─── DATA SEGMENT ───

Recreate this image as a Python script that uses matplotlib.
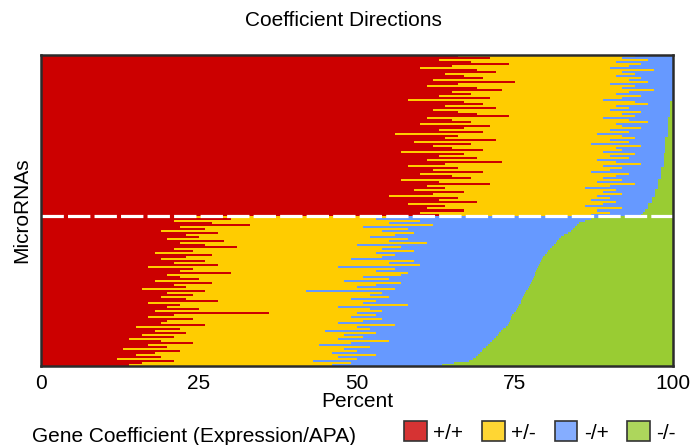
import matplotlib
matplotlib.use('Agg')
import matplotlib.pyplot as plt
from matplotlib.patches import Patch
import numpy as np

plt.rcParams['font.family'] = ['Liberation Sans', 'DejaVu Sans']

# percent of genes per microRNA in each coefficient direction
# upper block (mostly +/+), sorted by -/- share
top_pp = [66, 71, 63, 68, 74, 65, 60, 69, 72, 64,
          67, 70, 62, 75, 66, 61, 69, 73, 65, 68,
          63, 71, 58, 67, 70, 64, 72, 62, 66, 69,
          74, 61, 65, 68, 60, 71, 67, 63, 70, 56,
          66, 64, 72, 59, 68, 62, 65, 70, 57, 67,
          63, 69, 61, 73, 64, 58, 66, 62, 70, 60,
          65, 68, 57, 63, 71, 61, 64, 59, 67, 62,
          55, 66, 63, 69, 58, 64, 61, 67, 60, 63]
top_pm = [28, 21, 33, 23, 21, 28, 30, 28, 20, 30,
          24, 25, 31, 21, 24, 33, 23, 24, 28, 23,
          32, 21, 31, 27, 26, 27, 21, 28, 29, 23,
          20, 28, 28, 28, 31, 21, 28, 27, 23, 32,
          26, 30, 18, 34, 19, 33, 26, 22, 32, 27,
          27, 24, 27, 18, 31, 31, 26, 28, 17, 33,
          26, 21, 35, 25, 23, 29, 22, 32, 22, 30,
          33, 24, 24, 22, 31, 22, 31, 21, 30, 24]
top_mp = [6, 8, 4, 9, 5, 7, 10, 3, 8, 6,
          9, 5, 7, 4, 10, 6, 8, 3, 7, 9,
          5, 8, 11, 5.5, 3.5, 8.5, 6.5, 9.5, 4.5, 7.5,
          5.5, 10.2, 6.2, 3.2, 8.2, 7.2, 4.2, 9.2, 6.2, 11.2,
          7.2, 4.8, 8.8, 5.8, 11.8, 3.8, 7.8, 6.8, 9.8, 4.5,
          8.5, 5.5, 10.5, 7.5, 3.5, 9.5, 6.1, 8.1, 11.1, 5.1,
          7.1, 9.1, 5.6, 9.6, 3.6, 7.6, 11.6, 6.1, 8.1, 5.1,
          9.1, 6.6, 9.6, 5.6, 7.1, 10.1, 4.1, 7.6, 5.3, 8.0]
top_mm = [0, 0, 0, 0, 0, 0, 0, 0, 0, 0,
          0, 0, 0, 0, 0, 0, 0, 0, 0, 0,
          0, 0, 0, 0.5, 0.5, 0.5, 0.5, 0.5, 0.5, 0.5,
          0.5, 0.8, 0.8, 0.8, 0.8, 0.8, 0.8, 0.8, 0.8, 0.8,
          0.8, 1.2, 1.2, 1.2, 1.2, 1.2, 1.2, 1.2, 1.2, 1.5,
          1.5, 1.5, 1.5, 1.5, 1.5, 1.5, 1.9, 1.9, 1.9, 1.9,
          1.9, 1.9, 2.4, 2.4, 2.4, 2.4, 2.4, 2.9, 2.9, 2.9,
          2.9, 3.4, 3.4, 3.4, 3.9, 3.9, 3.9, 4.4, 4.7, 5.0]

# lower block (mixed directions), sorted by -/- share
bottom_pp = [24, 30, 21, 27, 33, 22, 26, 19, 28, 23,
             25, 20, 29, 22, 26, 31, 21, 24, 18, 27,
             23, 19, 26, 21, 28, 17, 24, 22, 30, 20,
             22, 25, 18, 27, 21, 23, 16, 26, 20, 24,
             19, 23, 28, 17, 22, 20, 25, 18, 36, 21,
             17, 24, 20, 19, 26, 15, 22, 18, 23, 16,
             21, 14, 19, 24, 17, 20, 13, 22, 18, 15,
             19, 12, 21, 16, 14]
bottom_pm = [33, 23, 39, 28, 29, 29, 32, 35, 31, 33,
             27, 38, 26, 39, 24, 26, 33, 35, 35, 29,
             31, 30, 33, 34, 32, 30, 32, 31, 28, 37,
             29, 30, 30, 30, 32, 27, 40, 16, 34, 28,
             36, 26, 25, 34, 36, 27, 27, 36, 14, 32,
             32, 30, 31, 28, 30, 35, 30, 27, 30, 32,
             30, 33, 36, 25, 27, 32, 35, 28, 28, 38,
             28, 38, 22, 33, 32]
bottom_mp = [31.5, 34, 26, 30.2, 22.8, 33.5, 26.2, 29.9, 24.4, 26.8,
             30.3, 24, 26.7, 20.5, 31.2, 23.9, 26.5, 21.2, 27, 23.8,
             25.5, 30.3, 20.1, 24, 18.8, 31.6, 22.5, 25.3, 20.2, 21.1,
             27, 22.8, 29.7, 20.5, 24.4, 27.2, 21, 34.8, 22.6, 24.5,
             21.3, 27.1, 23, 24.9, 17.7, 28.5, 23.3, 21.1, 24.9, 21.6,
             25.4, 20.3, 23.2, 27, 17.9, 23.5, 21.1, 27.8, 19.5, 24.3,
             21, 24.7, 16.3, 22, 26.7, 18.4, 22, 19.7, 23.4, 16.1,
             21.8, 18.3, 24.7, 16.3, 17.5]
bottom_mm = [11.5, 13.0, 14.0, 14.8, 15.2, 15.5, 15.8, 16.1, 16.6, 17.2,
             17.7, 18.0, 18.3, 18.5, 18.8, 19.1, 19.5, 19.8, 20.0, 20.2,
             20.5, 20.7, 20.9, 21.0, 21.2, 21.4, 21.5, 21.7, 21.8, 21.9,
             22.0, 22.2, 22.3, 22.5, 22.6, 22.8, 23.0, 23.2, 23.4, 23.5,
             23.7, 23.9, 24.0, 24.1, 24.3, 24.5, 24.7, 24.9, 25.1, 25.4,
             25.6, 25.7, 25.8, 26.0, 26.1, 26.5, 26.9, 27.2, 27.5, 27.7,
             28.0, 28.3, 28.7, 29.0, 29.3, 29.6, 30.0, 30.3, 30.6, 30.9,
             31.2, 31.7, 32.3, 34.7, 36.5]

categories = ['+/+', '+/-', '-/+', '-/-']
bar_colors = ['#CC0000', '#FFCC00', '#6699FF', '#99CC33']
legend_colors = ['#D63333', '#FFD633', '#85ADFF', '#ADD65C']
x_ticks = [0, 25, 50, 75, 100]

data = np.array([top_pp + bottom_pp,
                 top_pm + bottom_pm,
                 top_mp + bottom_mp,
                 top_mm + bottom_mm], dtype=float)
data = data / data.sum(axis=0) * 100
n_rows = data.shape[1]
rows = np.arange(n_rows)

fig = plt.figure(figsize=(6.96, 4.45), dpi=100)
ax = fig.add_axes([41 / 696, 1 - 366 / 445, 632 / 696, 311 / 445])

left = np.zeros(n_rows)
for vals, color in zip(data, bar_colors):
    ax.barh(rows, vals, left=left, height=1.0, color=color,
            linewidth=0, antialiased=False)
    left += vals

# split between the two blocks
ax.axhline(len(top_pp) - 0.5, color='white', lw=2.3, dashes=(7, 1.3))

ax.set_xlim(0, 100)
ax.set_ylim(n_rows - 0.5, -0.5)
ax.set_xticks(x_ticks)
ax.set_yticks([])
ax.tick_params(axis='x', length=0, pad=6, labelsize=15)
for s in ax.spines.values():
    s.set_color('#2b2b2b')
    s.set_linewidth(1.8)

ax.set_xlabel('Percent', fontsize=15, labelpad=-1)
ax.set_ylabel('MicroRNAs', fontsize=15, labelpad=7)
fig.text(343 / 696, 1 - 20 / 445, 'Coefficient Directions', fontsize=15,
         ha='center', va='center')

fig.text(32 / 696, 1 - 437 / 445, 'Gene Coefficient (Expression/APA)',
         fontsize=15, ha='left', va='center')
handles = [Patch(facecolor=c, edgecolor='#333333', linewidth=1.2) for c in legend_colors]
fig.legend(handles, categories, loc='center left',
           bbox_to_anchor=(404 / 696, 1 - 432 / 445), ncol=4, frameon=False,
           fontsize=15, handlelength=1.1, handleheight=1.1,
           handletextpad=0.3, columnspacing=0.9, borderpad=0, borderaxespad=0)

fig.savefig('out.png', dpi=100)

───

Restate exactly, please, only the lines between the start of the data and the line containing "plt.rcParams['font.family'] = ['Liberation", both ends included, skipping the pictures.

Recreate this image as a Python script that uses matplotlib.
import matplotlib
matplotlib.use('Agg')
import matplotlib.pyplot as plt
from matplotlib.patches import Patch
import numpy as np

plt.rcParams['font.family'] = ['Liberation Sans', 'DejaVu Sans']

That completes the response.